■ What is being asked ■
Give every line back verbatim, dropping all images.

■ Data block ■
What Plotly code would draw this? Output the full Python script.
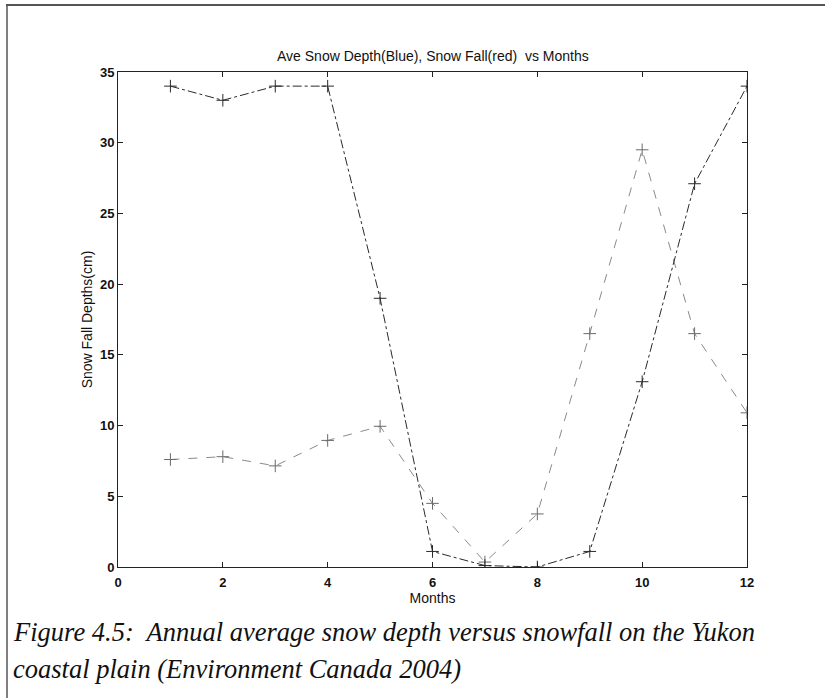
import plotly.graph_objects as go

months = [1, 2, 3, 4, 5, 6, 7, 8, 9, 10, 11, 12]
snow_depth = [34.0, 33.0, 34.0, 34.0, 19.0, 1.1, 0.1, 0.0, 1.1, 13.1, 27.1, 34.0]
snow_fall = [7.6, 7.8, 7.15, 8.95, 9.95, 4.5, 0.35, 3.75, 16.5, 29.5, 16.5, 10.9]

x_ticks = [0, 2, 4, 6, 8, 10, 12]
y_ticks = [0, 5, 10, 15, 20, 25, 30, 35]

W, H = 825, 698
L, R, T, B = 118, 78, 72, 131
pw, ph = W - L - R, H - T - B

def px(x):
    return (x - L) / pw

def py(y):
    return (H - B - y) / ph

fig = go.Figure()
fig.add_trace(go.Scatter(
    x=months, y=snow_fall, mode="lines+markers",
    line=dict(color="#8a8a8a", width=1, dash="dash"),
    marker=dict(symbol="cross-thin", size=9, line=dict(color="#6a6a6a", width=1)),
    showlegend=False))
fig.add_trace(go.Scatter(
    x=months, y=snow_depth, mode="lines+markers",
    line=dict(color="#2a2a2a", width=1, dash="dashdot"),
    marker=dict(symbol="cross-thin", size=9, line=dict(color="#2a2a2a", width=1)),
    showlegend=False))

tick_font = dict(family="Liberation Sans, Arial", size=13, color="#111", weight="bold")
lab_font = dict(family="Liberation Sans, Arial", size=14, color="#111")
fig.update_xaxes(range=[0, 12], tickvals=x_ticks, ticks="inside", ticklen=5,
                 tickcolor="#222", showline=True, linecolor="#222", linewidth=1,
                 mirror="ticks", showgrid=False, zeroline=False, ticklabelstandoff=3,
                 tickfont=tick_font,
                 title=dict(text="Months", font=lab_font, standoff=3))
fig.update_yaxes(range=[0, 35], tickvals=y_ticks, ticks="inside", ticklen=5,
                 tickcolor="#222", showline=True, linecolor="#222", linewidth=1,
                 mirror="ticks", showgrid=False, zeroline=False,
                 tickfont=tick_font,
                 title=dict(text="Snow Fall Depths(cm)", font=lab_font, standoff=4))

fig.add_annotation(text="Ave Snow Depth(Blue), Snow Fall(red)  vs Months",
                   xref="paper", yref="paper", x=0.5, y=py(56), xanchor="center", yanchor="middle",
                   showarrow=False, font=dict(family="Liberation Sans, Arial", size=14, color="#111"))

cap_font = dict(family="Liberation Serif, Times New Roman", size=26.5, color="#111", style="italic")
fig.add_annotation(text="Figure 4.5:  Annual average snow depth versus snowfall on the Yukon",
                   xref="paper", yref="paper", x=px(11), y=py(632), xanchor="left", yanchor="middle",
                   showarrow=False, font=cap_font)
fig.add_annotation(text="coastal plain (Environment Canada 2004)",
                   xref="paper", yref="paper", x=px(11), y=py(669), xanchor="left", yanchor="middle",
                   showarrow=False, font=cap_font)

# outer frame (top and left edges)
fig.add_shape(type="line", xref="paper", yref="paper", x0=px(6), x1=px(825), y0=py(5), y1=py(5),
              line=dict(color="#555", width=2))
fig.add_shape(type="line", xref="paper", yref="paper", x0=px(7), x1=px(7), y0=py(5), y1=py(698),
              line=dict(color="#555", width=1.5))

fig.update_layout(width=W, height=H, margin=dict(l=L, r=R, t=T, b=B),
                  paper_bgcolor="white", plot_bgcolor="white")

fig.write_html("out.html")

■ Response to this task ■
What Plotly code would draw this? Output the full Python script.
import plotly.graph_objects as go

months = [1, 2, 3, 4, 5, 6, 7, 8, 9, 10, 11, 12]
snow_depth = [34.0, 33.0, 34.0, 34.0, 19.0, 1.1, 0.1, 0.0, 1.1, 13.1, 27.1, 34.0]
snow_fall = [7.6, 7.8, 7.15, 8.95, 9.95, 4.5, 0.35, 3.75, 16.5, 29.5, 16.5, 10.9]

x_ticks = [0, 2, 4, 6, 8, 10, 12]
y_ticks = [0, 5, 10, 15, 20, 25, 30, 35]

W, H = 825, 698
L, R, T, B = 118, 78, 72, 131
pw, ph = W - L - R, H - T - B

def px(x):
    return (x - L) / pw

def py(y):
    return (H - B - y) / ph

fig = go.Figure()
fig.add_trace(go.Scatter(
    x=months, y=snow_fall, mode="lines+markers",
    line=dict(color="#8a8a8a", width=1, dash="dash"),
    marker=dict(symbol="cross-thin", size=9, line=dict(color="#6a6a6a", width=1)),
    showlegend=False))
fig.add_trace(go.Scatter(
    x=months, y=snow_depth, mode="lines+markers",
    line=dict(color="#2a2a2a", width=1, dash="dashdot"),
    marker=dict(symbol="cross-thin", size=9, line=dict(color="#2a2a2a", width=1)),
    showlegend=False))

tick_font = dict(family="Liberation Sans, Arial", size=13, color="#111", weight="bold")
lab_font = dict(family="Liberation Sans, Arial", size=14, color="#111")
fig.update_xaxes(range=[0, 12], tickvals=x_ticks, ticks="inside", ticklen=5,
                 tickcolor="#222", showline=True, linecolor="#222", linewidth=1,
                 mirror="ticks", showgrid=False, zeroline=False, ticklabelstandoff=3,
                 tickfont=tick_font,
                 title=dict(text="Months", font=lab_font, standoff=3))
fig.update_yaxes(range=[0, 35], tickvals=y_ticks, ticks="inside", ticklen=5,
                 tickcolor="#222", showline=True, linecolor="#222", linewidth=1,
                 mirror="ticks", showgrid=False, zeroline=False,
                 tickfont=tick_font,
                 title=dict(text="Snow Fall Depths(cm)", font=lab_font, standoff=4))

fig.add_annotation(text="Ave Snow Depth(Blue), Snow Fall(red)  vs Months",
                   xref="paper", yref="paper", x=0.5, y=py(56), xanchor="center", yanchor="middle",
                   showarrow=False, font=dict(family="Liberation Sans, Arial", size=14, color="#111"))

cap_font = dict(family="Liberation Serif, Times New Roman", size=26.5, color="#111", style="italic")
fig.add_annotation(text="Figure 4.5:  Annual average snow depth versus snowfall on the Yukon",
                   xref="paper", yref="paper", x=px(11), y=py(632), xanchor="left", yanchor="middle",
                   showarrow=False, font=cap_font)
fig.add_annotation(text="coastal plain (Environment Canada 2004)",
                   xref="paper", yref="paper", x=px(11), y=py(669), xanchor="left", yanchor="middle",
                   showarrow=False, font=cap_font)

# outer frame (top and left edges)
fig.add_shape(type="line", xref="paper", yref="paper", x0=px(6), x1=px(825), y0=py(5), y1=py(5),
              line=dict(color="#555", width=2))
fig.add_shape(type="line", xref="paper", yref="paper", x0=px(7), x1=px(7), y0=py(5), y1=py(698),
              line=dict(color="#555", width=1.5))

fig.update_layout(width=W, height=H, margin=dict(l=L, r=R, t=T, b=B),
                  paper_bgcolor="white", plot_bgcolor="white")

fig.write_html("out.html")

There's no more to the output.